→ **Goal**
Beneath this line sits some data. Return only its lines from the one holding "Reproduce this chart with Plotly." through the one holding "CX, CY, RX, RY, DEPTH", inclusive, exactly, with the images removed.
* BEGIN The data *
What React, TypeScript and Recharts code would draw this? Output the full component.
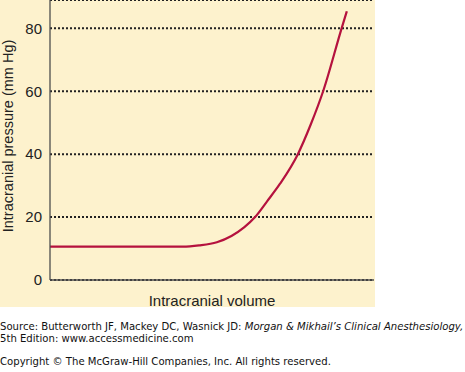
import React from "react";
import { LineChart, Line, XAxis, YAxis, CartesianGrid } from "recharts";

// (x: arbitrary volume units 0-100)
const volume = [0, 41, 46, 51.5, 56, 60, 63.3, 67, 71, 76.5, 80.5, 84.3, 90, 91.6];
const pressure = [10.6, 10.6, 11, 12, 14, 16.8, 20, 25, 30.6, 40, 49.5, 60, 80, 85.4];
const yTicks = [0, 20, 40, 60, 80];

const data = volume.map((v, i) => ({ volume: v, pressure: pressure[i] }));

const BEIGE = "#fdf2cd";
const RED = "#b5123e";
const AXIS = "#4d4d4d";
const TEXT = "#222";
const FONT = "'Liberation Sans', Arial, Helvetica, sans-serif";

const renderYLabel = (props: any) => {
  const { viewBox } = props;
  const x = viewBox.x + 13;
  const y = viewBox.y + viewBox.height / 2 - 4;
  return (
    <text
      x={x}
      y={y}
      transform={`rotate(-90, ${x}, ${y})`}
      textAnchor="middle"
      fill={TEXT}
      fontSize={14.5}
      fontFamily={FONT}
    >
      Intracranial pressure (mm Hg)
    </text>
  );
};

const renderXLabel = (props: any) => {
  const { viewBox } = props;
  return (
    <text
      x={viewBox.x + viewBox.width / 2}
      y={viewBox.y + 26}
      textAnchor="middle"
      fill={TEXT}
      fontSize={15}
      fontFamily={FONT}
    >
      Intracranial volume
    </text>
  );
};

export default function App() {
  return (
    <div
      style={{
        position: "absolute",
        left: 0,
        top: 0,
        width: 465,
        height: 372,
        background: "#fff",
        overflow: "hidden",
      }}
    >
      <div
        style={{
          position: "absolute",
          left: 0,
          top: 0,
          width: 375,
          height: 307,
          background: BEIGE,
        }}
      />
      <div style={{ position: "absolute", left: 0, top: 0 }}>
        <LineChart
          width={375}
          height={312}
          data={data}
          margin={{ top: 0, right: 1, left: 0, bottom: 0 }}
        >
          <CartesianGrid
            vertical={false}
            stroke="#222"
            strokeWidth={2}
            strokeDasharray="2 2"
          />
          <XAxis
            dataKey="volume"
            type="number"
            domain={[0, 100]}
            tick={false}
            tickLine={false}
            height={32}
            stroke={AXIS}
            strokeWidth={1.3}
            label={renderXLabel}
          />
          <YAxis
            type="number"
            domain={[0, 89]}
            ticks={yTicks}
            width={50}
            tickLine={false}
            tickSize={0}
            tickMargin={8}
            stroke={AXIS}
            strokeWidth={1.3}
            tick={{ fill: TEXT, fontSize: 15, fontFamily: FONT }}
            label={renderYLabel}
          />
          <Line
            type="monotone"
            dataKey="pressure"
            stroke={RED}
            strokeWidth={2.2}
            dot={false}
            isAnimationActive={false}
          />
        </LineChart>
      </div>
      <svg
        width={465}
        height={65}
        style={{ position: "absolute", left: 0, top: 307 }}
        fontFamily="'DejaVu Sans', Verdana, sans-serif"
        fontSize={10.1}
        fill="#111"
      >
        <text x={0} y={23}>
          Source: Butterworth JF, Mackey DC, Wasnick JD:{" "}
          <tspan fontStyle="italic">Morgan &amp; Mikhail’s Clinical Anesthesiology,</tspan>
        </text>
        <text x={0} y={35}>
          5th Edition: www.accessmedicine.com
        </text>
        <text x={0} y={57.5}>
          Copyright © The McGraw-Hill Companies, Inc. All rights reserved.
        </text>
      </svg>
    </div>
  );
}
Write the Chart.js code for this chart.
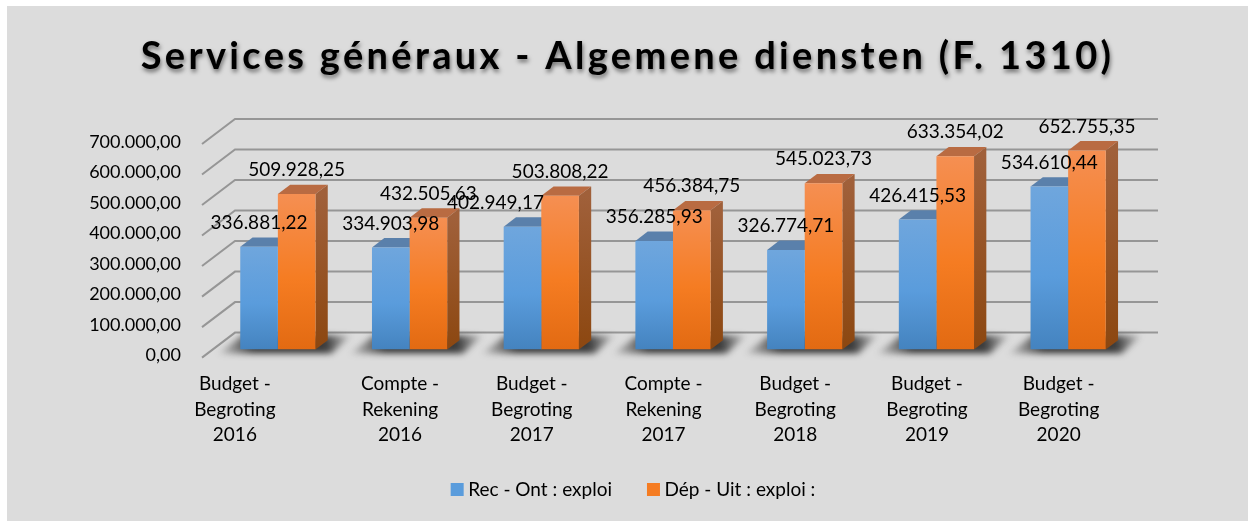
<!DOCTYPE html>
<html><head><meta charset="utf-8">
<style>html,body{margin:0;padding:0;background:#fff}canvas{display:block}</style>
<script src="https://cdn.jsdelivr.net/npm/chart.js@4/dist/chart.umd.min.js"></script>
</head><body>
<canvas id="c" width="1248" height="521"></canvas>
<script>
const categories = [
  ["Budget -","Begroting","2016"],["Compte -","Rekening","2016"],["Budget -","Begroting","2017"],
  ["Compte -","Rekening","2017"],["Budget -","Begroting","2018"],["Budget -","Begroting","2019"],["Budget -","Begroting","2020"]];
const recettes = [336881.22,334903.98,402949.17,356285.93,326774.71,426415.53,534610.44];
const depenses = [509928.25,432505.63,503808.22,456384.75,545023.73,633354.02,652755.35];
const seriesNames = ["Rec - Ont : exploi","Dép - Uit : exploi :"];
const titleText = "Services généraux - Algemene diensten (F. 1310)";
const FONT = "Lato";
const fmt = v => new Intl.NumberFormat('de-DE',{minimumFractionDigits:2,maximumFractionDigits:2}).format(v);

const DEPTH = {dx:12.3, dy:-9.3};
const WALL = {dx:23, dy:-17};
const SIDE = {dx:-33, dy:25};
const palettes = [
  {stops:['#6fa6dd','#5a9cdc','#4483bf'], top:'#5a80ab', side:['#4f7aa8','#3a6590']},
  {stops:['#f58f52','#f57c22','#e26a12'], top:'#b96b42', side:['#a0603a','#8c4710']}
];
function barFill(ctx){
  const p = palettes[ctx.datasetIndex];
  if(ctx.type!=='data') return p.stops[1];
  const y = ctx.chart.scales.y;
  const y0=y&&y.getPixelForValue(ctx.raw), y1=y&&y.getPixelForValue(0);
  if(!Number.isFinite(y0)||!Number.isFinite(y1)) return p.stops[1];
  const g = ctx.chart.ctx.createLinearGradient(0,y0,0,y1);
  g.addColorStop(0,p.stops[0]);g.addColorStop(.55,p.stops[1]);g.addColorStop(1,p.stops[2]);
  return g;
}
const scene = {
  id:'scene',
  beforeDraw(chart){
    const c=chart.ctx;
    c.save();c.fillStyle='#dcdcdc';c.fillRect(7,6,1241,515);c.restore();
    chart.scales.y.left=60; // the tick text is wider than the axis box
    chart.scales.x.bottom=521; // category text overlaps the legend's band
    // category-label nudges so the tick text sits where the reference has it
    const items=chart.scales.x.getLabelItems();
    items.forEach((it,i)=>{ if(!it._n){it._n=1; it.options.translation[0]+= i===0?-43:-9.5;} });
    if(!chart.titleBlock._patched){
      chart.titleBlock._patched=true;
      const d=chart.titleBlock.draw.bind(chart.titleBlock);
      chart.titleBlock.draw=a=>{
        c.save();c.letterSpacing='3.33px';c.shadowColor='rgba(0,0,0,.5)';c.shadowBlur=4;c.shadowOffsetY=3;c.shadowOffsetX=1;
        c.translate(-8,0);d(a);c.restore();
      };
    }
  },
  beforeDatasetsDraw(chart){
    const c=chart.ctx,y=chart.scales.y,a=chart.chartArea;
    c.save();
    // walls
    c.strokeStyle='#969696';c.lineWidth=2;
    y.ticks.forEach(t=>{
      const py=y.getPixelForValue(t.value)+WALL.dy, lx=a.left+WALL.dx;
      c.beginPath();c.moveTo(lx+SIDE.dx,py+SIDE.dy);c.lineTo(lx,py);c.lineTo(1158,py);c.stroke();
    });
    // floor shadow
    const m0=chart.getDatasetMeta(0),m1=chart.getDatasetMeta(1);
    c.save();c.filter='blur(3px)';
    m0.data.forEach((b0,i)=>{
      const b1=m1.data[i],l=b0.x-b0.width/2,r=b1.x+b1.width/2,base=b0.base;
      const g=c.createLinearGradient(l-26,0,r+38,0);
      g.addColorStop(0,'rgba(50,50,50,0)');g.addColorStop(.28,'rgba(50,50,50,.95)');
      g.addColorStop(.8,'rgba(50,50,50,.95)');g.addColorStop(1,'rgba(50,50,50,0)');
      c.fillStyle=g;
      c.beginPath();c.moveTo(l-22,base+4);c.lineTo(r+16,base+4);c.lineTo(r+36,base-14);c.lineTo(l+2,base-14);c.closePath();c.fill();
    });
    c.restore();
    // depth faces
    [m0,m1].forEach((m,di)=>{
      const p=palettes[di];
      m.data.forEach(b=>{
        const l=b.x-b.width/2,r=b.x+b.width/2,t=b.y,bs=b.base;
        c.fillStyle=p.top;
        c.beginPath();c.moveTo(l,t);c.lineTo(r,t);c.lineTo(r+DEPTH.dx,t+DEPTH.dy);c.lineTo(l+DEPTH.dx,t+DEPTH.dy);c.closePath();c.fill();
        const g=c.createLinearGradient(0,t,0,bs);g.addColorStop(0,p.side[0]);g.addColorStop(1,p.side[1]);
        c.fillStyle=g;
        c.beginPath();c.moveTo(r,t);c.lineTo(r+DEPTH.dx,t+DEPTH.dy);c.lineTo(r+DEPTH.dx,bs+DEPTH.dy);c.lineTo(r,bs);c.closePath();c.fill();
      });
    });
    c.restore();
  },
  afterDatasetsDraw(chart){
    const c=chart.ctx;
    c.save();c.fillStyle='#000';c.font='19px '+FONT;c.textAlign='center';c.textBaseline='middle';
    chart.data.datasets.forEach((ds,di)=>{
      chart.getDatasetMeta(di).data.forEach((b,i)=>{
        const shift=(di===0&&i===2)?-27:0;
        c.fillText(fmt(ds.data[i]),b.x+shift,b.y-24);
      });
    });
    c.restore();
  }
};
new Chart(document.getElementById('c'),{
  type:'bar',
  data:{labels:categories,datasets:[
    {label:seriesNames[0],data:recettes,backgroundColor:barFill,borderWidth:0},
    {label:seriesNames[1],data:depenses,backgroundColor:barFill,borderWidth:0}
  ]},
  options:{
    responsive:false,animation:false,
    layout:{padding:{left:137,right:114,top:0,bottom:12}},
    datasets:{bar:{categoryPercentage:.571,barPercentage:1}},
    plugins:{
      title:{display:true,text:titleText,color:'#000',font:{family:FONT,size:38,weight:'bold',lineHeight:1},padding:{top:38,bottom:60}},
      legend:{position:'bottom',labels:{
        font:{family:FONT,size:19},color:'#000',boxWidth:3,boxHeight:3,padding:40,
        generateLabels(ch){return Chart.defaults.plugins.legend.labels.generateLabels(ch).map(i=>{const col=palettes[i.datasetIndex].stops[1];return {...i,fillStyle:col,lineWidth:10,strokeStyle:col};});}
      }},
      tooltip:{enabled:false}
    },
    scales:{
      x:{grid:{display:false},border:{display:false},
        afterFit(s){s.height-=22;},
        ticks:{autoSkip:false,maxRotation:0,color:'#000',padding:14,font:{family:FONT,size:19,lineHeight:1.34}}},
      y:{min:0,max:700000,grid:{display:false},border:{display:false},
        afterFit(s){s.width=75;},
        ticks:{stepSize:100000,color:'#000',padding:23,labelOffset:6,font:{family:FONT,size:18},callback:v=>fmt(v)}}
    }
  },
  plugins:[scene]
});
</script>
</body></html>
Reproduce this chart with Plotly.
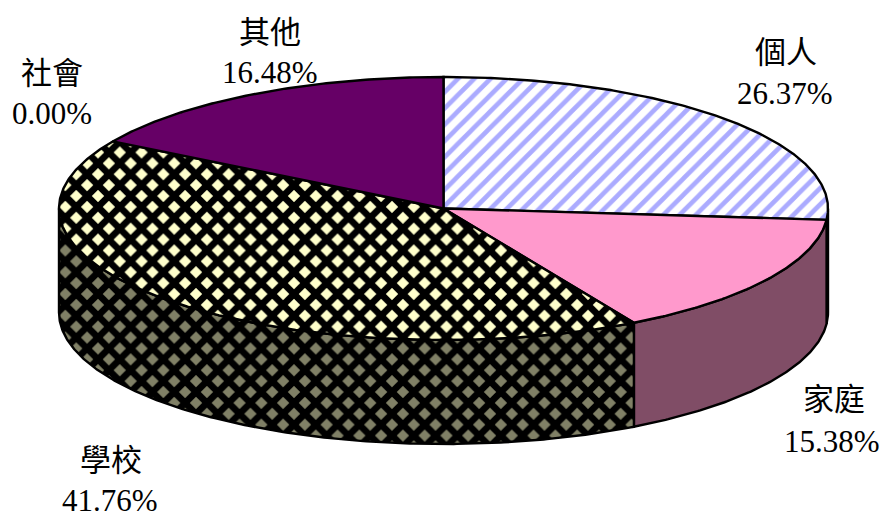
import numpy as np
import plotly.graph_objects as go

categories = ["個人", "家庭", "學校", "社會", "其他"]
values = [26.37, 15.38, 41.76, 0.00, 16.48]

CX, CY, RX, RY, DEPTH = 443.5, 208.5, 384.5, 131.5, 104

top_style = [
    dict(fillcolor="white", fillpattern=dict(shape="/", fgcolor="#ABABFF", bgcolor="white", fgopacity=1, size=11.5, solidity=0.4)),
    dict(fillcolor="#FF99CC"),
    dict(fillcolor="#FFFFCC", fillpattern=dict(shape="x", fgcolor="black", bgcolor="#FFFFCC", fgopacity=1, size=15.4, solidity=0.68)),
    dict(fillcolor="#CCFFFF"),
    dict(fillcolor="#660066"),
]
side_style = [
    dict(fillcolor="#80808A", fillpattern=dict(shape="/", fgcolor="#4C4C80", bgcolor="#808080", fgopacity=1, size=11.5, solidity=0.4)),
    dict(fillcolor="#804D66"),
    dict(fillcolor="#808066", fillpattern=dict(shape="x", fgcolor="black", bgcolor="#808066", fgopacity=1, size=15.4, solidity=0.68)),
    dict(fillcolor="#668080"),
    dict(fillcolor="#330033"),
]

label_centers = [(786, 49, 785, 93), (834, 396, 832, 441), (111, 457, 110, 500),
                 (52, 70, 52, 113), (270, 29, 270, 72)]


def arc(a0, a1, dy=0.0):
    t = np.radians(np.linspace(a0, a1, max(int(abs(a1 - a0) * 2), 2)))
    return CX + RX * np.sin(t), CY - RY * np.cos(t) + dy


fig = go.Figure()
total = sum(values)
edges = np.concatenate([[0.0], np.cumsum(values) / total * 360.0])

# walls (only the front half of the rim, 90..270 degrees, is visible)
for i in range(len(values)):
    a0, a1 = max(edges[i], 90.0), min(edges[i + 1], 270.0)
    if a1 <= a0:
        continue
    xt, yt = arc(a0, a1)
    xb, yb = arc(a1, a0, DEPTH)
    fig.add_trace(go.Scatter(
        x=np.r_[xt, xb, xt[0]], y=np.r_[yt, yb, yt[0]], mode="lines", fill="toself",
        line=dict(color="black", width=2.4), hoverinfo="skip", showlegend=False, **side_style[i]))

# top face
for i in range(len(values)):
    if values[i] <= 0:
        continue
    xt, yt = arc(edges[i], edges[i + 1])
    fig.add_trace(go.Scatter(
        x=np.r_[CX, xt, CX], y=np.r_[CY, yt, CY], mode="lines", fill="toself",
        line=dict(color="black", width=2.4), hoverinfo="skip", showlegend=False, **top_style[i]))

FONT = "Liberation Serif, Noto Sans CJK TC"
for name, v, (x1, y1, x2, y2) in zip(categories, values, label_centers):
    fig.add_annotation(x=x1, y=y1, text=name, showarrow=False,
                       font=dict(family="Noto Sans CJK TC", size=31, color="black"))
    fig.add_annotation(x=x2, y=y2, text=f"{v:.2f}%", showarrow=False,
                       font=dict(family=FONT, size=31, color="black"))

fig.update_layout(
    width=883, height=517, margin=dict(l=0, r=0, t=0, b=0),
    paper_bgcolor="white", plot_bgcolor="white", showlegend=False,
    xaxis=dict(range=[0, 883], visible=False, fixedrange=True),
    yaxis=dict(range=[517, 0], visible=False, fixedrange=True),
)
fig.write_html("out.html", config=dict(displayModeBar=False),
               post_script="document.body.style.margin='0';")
* END The data *
→ **Completed task**
Reproduce this chart with Plotly.
import numpy as np
import plotly.graph_objects as go

categories = ["個人", "家庭", "學校", "社會", "其他"]
values = [26.37, 15.38, 41.76, 0.00, 16.48]

CX, CY, RX, RY, DEPTH = 443.5, 208.5, 384.5, 131.5, 104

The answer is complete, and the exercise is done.